Chairman Kessel told the public:
The LIPA Board decided to distribute $232 checks to Nassau County LIPA ratepayers and $101 checks to Suffolk County LIPA as a one time repayment of court ordered judgments awarded to ratepayers. The checks are being sent to rate payers in spite of a recent court ruling declaring that RICO monies must be returned to ratepayers according to how much the ratepayers paid and the Shoreham judgment is under appeal.
The LIPA board is using money borrowed on behalf of LIPA ratepayers to fund the RICO-Shoreham $232 and $101 payments to the same LIPA ratepayers who will have to pay back the borrowed money plus interest as part of their electric bills.
LIPA is borrowing the money to give Brookhaven and Suffolk County taxpayers time to pay an uncollected judgment that is currently under appeal.
The rush to get the checks to the ratepayers has nothing to do with the upcoming elections.
The convoluted logic is exactly why Long Island electric users pay more for electricity than anyone else does.
The LIPA board is discriminating against commercial ratepayers by reducing their share of the RICO-Shoreham refund and forcing them to pay back a larger portion of the borrowed money to satisfy LIPA's political agenda.

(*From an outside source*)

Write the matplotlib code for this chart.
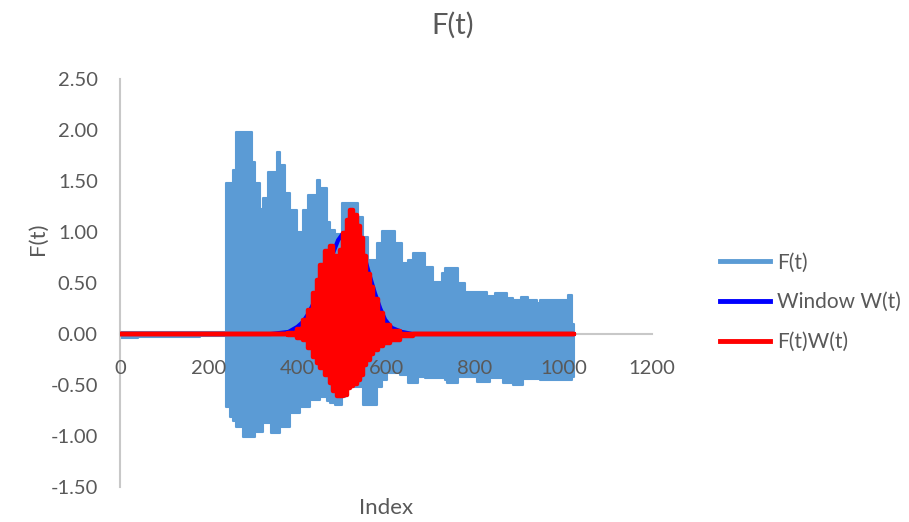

Chairman Kessel said the decision to borrow money to pay for the RICO-Shoreham refund checks rather than collect on judgments was made to benefit Suffolk County and Brookhaven. LIPA's responsibility is to LIPA ratepayers not counties, towns and school districts. Kessel and his politically appointed board are forcing every ratepayer to take out a loan and repay it with interest to support a political agenda. The claims that the checks have nothing to do with upcoming elections lack credibility.
LIPA's board is made up of political appointees with stronger allegiances to politicians and big money than ratepayers. They are more interested in political agendas than ratepayers. That is why LILCO was continually able to beat the pants off of LIPA during negotiations. Political decisions have allowed municipalities to overtax high volume commercial customers to get special discounts, high volume personal users made to pay higher rates and all ratepayers forced to borrow money to repay themselves for court ordered repayments of overcharges.
Long Island needs an elected LIPA board that is responsible to the ratepayers of Long Island not Albany politicians and Wall Street investors.